Jaron “Boots” Ennis fights have entertained previously by simply showcasing the Philadelphia fighter who has elevated himself to IBF welterweight champion.

Now, as the time has arrived for him to test his superb skill and fight IQ against the best opposition available, the competition is nowhere to be found.

“The welterweight division has kind of become barren,” former division champion Paulie Malignaggi said on Thursday’s episode of Pro Box TV’s “Deep Waters.”

This week, Ennis (31-0, 28 KOs) signed a promotional contract with Eddie Hearn’s Matchroom Boxing. Reports emerged on Thursday that Ennis, 26, appears headed to a summer mandatory title defense against a barely known challenger from Canada, Cody Crowley (22-0, 9 KOs).

The pair have a purse bid session set for April 23.

In the months since Terence Crawford became undisputed welterweight champion by defeating former three-belt champion Errol Spence Jr. in late July, Crawford and Spence have expressed interest in moving up to junior middleweight, as have former welterweight titleholders Keith Thurman and Danny Garcia.

That leaves a cast of replacement champions including Ennis, Eimantas Stanionis and potentially the May 4 Mario Barrios-Fabian Maidana winner.

“Jaron Ennis has had to wait his turn. He wasn’t given a shot when the moment was right for him,” Malignaggi said. “Now, he’s sort of in a position where his career’s been mismanaged. He doesn’t really have anywhere to turn to, as far as [receiving] the direct credit he deserves and getting the big fights in his prime.

“It’s one of the sad stories in boxing. The chance to achieve greatness has been robbed of Jaron Ennis. And now he’s [in] a weight class where he can win titles, but I don’t know how much credibility is there.”

Malignaggi said the biggest welterweight bout he can foresee for Ennis is one against Matchroom fighter Conor Benn, who is currently struggling to regain eligibility to fight in the U.K. after testing positive for performance-enhancing drugs.

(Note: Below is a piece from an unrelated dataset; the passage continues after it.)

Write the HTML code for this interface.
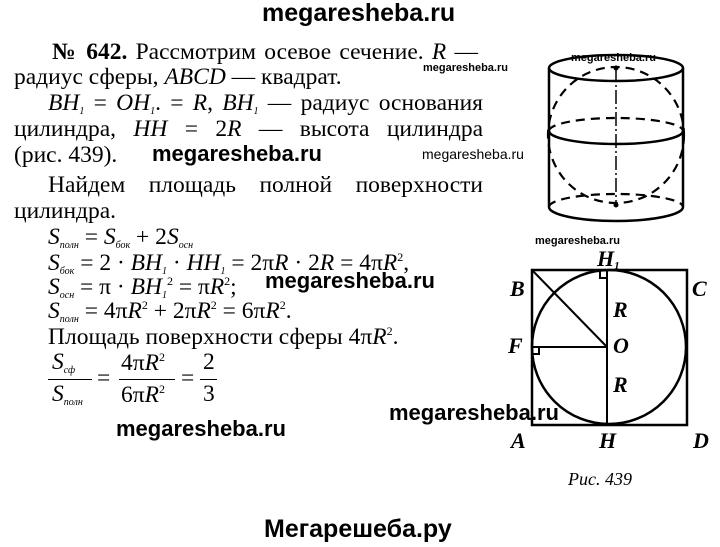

“Comparing the welterweight division now to what it was just a couple of years ago, I feel Ennis should’ve already been involved,” Malignaggi said, “but he was not allowed to enter the fray because of the political side of boxing.”

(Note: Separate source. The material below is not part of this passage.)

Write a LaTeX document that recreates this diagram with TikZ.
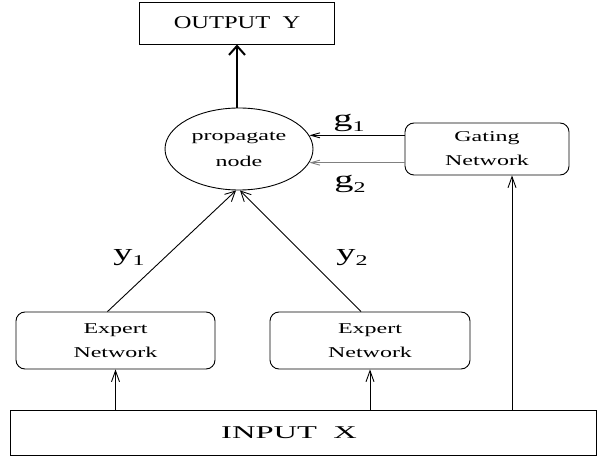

Ennis was promoted by longtime manager Cameron Dunkin before Dunkin’s death earlier this year. Although Ennis has fought previously on Showtime, like those elite welterweights fighting for Premier Boxing Champions did, he wasn’t fully allowed into that group.

And now he’s with Hearn, who, with streaming partner DAZN, lacks the ideal types of opponents for a fighter who has been likened to Roy Jones Jr.

“It’s a shame, but does [Ennis] really have a choice?” Malignaggi said. “It must be real frustrating to be Jaron Ennis and his team.”

Another former welterweight champion, Shawn Porter, said on “Deep Waters” that Ennis is currently experiencing what Jones dealt with as an uber-gifted light heavyweight in a division devoid of major talent.

“He’s not going to have anyone challenge him for a number of years,” Porter said. “He can become a star, but he won’t have the dance partners to become that star.

“The best thing he can do is move up to 154 pounds. It’s unfortunate, because he has all of the talent to just bust out of the TV.”